What most environmental guides miss is this: location and installation type change everything. A rooftop solar system in San Antonio is not the same environmental proposition as a utility-scale solar farm in the desert. When you put panels on your existing roof, you sidestep the land use debate entirely. You’re not displacing wildlife or converting habitat. You’re redirecting sunlight that would have hit your roof anyway into usable electricity.
San Antonio is also uniquely positioned to benefit. With around 220 sunny days per year, your panels work harder here than in most U.S. cities. More sunlight means more electricity generated per panel, which means the manufacturing carbon debt gets paid back faster and the net environmental benefit grows larger over time.
We also believe that individual homeowners in cities like San Antonio play an outsized role in the clean energy transition. Utility-scale solar is expanding, but so is the distributed power of thousands of rooftop systems operating quietly across neighborhoods. That distributed model reduces strain on the grid, avoids transmission losses, and builds community resilience.
Technology advances are also steadily reducing both manufacturing emissions and improving recycling rates. The panels available today are more efficient and cleaner to produce than anything available a decade ago. And the recycling infrastructure catching up to handle end-of-life panels means the environmental case for solar will only continue to strengthen.
For the most current look at solar power benefits in 2026, the data supports one clear conclusion: rooftop solar for San Antonio homeowners is one of the most impactful environmental decisions you can make at the household level.
Ready to make your home more sustainable?
If this article has shown you anything, it’s that rooftop solar is the cleanest, most practical path to reducing your home’s environmental footprint. At Alpha Solar Solutions, we design and install custom solar systems built for San Antonio homes, handling everything from initial consultation to long-term support.

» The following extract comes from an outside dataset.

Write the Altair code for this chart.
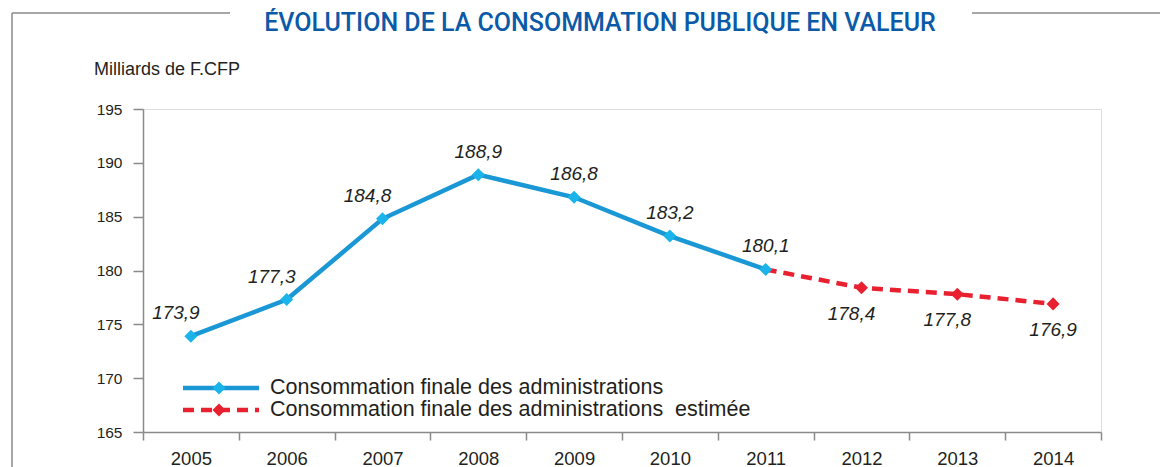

Our residential solar installation service sets you up with a system sized for your home’s specific energy use and roof layout. We also offer professional solar panel cleaning to keep your panels performing at their best, and responsible solar panel removal and reinstallation when your roof needs work or your system needs updating. Every service we provide is designed to maximize both your energy savings and the environmental benefits of going solar. Reach out to our team today to find out what a custom solar system could do for your home.
Frequently asked questions
How much do solar panels reduce carbon emissions compared to traditional power?
Solar panels can cut emissions by 91–96% compared to coal-powered electricity when measured across the full lifecycle of the system.
Do solar panels create hazardous waste?
At the end of their life, some panels contain hazardous materials like lead and cadmium, but certified recycling programs can safely recover these materials and significantly reduce disposal risks.
How does rooftop solar affect local wildlife and land use?
Rooftop solar has minimal impact on land and wildlife because it uses existing roof space. Utility-scale solar farms, which require 3.5–10 acres per MW, can affect habitats and contribute to bird deaths at a much larger scale.
Is solar panel manufacturing worse than its environmental benefits?
While panel production does emit greenhouse gases, with manufacturing emissions ranging from 312 to 2,760 kg CO2-eq/kWp depending on panel type, the clean electricity generated over a panel’s 25 to 30 year lifespan far outweighs that upfront carbon cost.